Data section:

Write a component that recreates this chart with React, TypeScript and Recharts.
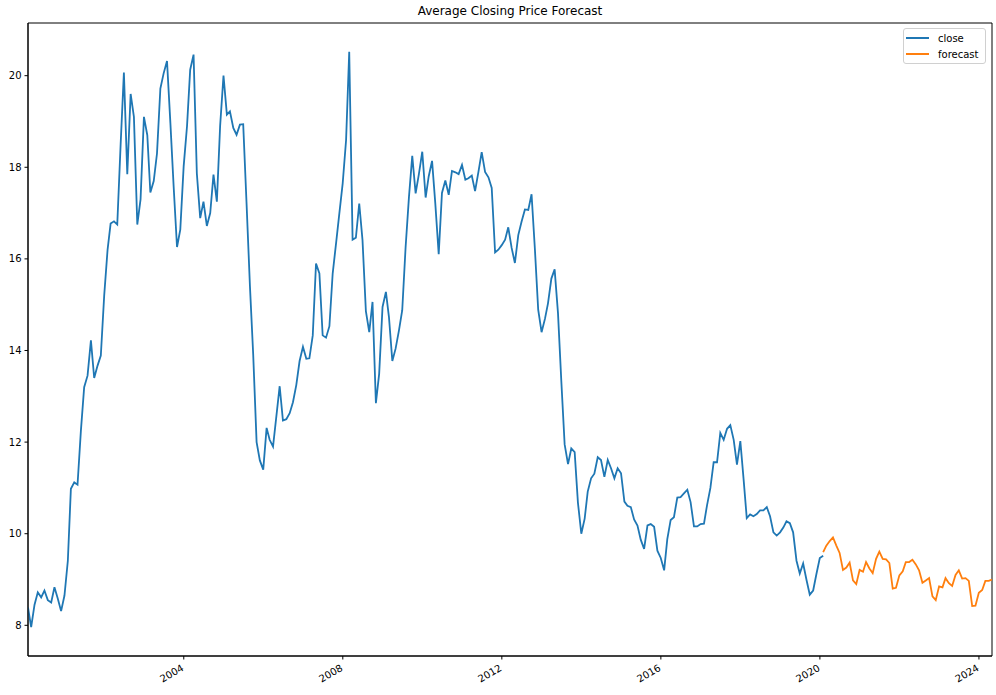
import React from "react";
import {
  LineChart,
  Line,
  XAxis,
  YAxis,
  ReferenceArea,
} from "recharts";

// monthly averages, first point is Jan 2000 (month end)
const START_YEAR = 2000;

const closeValues = [
  8.39, 7.96, 8.45, 8.72, 8.61, 8.76, 8.55, 8.5, 8.83, 8.58, 8.31, 8.65,
  9.41, 10.98, 11.12, 11.07, 12.25, 13.2, 13.45, 14.22, 13.4, 13.67, 13.89, 15.2,
  16.2, 16.77, 16.82, 16.75, 18.5, 20.07, 17.85, 19.6, 19.1, 16.75, 17.3, 19.1,
  18.7, 17.45, 17.7, 18.3, 19.72, 20.05, 20.32, 18.97, 17.58, 16.26, 16.64, 18.02,
  18.9, 20.13, 20.46, 17.87, 16.89, 17.25, 16.72, 17.0, 17.84, 17.25, 18.9, 20.0,
  19.15, 19.22, 18.86, 18.71, 18.93, 18.94, 17.2, 15.4, 13.9, 12.0, 11.6, 11.4,
  12.31, 12.05, 11.9, 12.55, 13.22, 12.47, 12.5, 12.63, 12.87, 13.25, 13.77, 14.08,
  13.82, 13.83, 14.33, 15.9, 15.68, 14.33, 14.28, 14.53, 15.68, 16.34, 16.99, 17.65,
  18.59, 20.52, 16.42, 16.46, 17.21, 16.41, 14.86, 14.4, 15.06, 12.85, 13.49, 14.95,
  15.28, 14.73, 13.77, 14.04, 14.44, 14.88, 16.26, 17.36, 18.25, 17.43, 17.85, 18.34,
  17.34, 17.8, 18.14, 17.2, 16.1, 17.44, 17.71, 17.4, 17.92, 17.89, 17.85, 18.05,
  17.73, 17.76, 17.82, 17.48, 17.9, 18.33, 17.9, 17.78, 17.55, 16.14, 16.2, 16.3,
  16.42, 16.69, 16.24, 15.91, 16.52, 16.81, 17.08, 17.07, 17.41, 16.2, 14.89, 14.4,
  14.69, 15.03, 15.57, 15.77, 14.81, 13.35, 11.95, 11.52, 11.86, 11.78, 10.68, 10.0,
  10.33, 10.92, 11.21, 11.31, 11.67, 11.61, 11.24, 11.61, 11.43, 11.21, 11.43, 11.32,
  10.7, 10.61, 10.58, 10.31, 10.18, 9.87, 9.67, 10.18, 10.21, 10.15, 9.63, 9.47,
  9.2, 9.88, 10.3, 10.36, 10.79, 10.8, 10.88, 10.96, 10.69, 10.16, 10.16, 10.21,
  10.22, 10.62, 11.0, 11.56, 11.56, 12.2, 12.05, 12.29, 12.37, 12.05, 11.51, 12.02,
  11.16, 10.34, 10.42, 10.38, 10.43, 10.51, 10.51, 10.58, 10.38, 10.03, 9.96, 10.03,
  10.14, 10.27, 10.23, 10.03, 9.41, 9.13, 9.35, 8.99, 8.67, 8.76, 9.12, 9.47,
  9.52,
];

// forecast starts at the last close month (Jan 2020)
const forecastValues = [
  9.6, 9.74, 9.84, 9.92, 9.74, 9.58, 9.21, 9.26, 9.37, 8.98, 8.9, 9.21,
  9.17, 9.38, 9.24, 9.14, 9.45, 9.61, 9.45, 9.44, 9.36, 8.8, 8.82, 9.09,
  9.18, 9.38, 9.38, 9.43, 9.33, 9.2, 8.93, 8.98, 9.03, 8.63, 8.55, 8.85,
  8.83, 9.03, 8.92, 8.86, 9.1, 9.2, 9.02, 9.03, 8.97, 8.42, 8.43, 8.71,
  8.77, 8.97, 8.97, 9.0,
];

const tickYears = [2004, 2008, 2012, 2016, 2020, 2024];
const yTicks = [8, 10, 12, 14, 16, 18, 20];

const monthEnd = (i: number) => Date.UTC(START_YEAR, i + 1, 0);
const forecastOffset = closeValues.length - 1;
const total = forecastOffset + forecastValues.length;

const data: { t: number; close?: number; forecast?: number }[] = [];
for (let i = 0; i < total; i++) {
  const row: { t: number; close?: number; forecast?: number } = { t: monthEnd(i) };
  if (i < closeValues.length) row.close = closeValues[i];
  if (i >= forecastOffset) row.forecast = forecastValues[i - forecastOffset];
  data.push(row);
}

const xMin = monthEnd(0);
const xMax = monthEnd(total - 1);
const xTicks = tickYears.map((y) => Date.UTC(y, 0, 1));
const yDomain: [number, number] = [7.33, 21.15];

const FONT = "DejaVu Sans, sans-serif";

function XTick(props: any) {
  const { x, y, payload } = props;
  const year = new Date(payload.value).getUTCFullYear();
  return (
    <g transform={`translate(${x - 3},${y + 1}) rotate(-30)`}>
      <text
        x={0}
        y={0}
        dy="0.75em"
        textAnchor="end"
        fontSize={10}
        fontFamily={FONT}
        fill="#000"
      >
        {year}
      </text>
    </g>
  );
}

function YTick(props: any) {
  const { x, y, payload } = props;
  return (
    <text
      x={x}
      y={y}
      dy="0.36em"
      textAnchor="end"
      fontSize={10}
      fontFamily={FONT}
      fill="#000"
    >
      {payload.value}
    </text>
  );
}

export default function App() {
  return (
    <div
      style={{
        position: "absolute",
        left: 0,
        top: 0,
        width: 996,
        height: 695,
        background: "#fff",
        fontFamily: FONT,
      }}
    >
      <div
        style={{
          position: "absolute",
          left: 28,
          top: 4,
          width: 964,
          textAlign: "center",
          fontSize: 12,
          lineHeight: "14px",
          color: "#000",
        }}
      >
        Average Closing Price Forecast
      </div>
      <LineChart
        width={996}
        height={695}
        data={data}
        margin={{ top: 23, right: 4, left: 0, bottom: 0 }}
      >
        <XAxis
          dataKey="t"
          type="number"
          scale="time"
          domain={[xMin, xMax]}
          ticks={xTicks}
          allowDataOverflow
          height={39}
          stroke="#000"
          tickSize={3.5}
          tickMargin={3}
          tick={<XTick />}
          interval={0}
        />
        <YAxis
          type="number"
          domain={yDomain}
          ticks={yTicks}
          allowDataOverflow
          width={28}
          stroke="#000"
          tickSize={3.5}
          tickMargin={3}
          tick={<YTick />}
          interval={0}
        />
        <ReferenceArea
          x1={xMin}
          x2={xMax}
          y1={yDomain[0]}
          y2={yDomain[1]}
          fill="none"
          stroke="#000"
          strokeWidth={1}
          ifOverflow="visible"
        />
        <Line
          type="linear"
          dataKey="close"
          stroke="#1f77b4"
          strokeWidth={1.8}
          dot={false}
          isAnimationActive={false}
        />
        <Line
          type="linear"
          dataKey="forecast"
          stroke="#ff7f0e"
          strokeWidth={1.8}
          dot={false}
          isAnimationActive={false}
        />
      </LineChart>
      <div
        style={{
          position: "absolute",
          left: 903,
          top: 28,
          width: 81,
          height: 34,
          border: "1px solid #d0d0d0",
          borderRadius: 3,
          background: "rgba(255,255,255,0.8)",
          fontSize: 10,
          color: "#000",
        }}
      >
        {[
          { name: "close", color: "#1f77b4" },
          { name: "forecast", color: "#ff7f0e" },
        ].map((s, k) => (
          <div
            key={s.name}
            style={{
              position: "absolute",
              left: 2,
              top: 2 + k * 16,
              height: 14,
              display: "flex",
              alignItems: "center",
            }}
          >
            <span
              style={{
                display: "inline-block",
                width: 23,
                height: 0,
                borderTop: `2px solid ${s.color}`,
                marginRight: 9,
              }}
            />
            <span>{s.name}</span>
          </div>
        ))}
      </div>
    </div>
  );
}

What you have to do:
Copy all lines of the listing above that contain the string "React".

Reply to the task:
Write a component that recreates this chart with React, TypeScript and Recharts.
import React from "react";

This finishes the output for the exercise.